Mais si je ne porte pas plainte c’est aussi parce que cette société n’est pas prête d’admettre que ma situation existe. Le serpent se mord la queue et moi je ris jaune.

On n’y arrivera pas.

Parce qu’on se persuade que les histoires glauques, c’est toujours chez les autres. Ça se fait pas dans ta cage d’escalier, ça se fait pas au sein de ce couple d’amis que tu fréquentes, ça se fait pas dans la chambre de ton cousin. Les victimes, ce sont des inconnues, de pauvres femmes dans les journaux, et les coupables des désaxés sociopathes aisément reconnaissables. Si ça se passait dans ton entourage, tu n’y croirais pas une seule petite seconde.

Après tout, il a une vie de famille, un boulot, même que parfois il est Blanc. Et il est si gentil, si serviable. Ça ne peut pas être un agresseur ! C’est donc qu’elle affabule, qu’elle se créé une identité de victime pour mieux le salir, lui.

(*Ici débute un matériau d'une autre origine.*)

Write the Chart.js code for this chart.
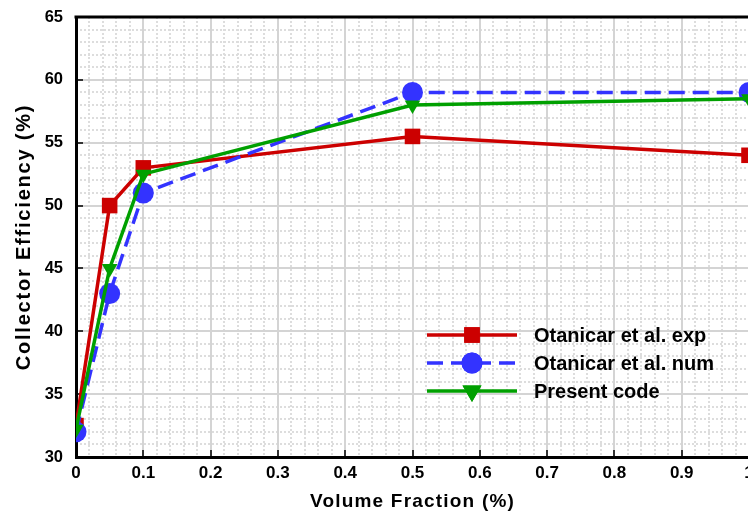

Et moi, devant cette argumentation de merde, j’ai envie de secouer les gens et de leur crier à la face :

Mais, bon sang, atterris ! Mon agresseur est EXACTEMENT comme ça.

Je te le présenterai que t’y croirais pas. Et c’est bien pour ça que, maligne comme je suis, je préfère me la fermer.

On n’y arrivera pas. Je ne parviens plus à y croire.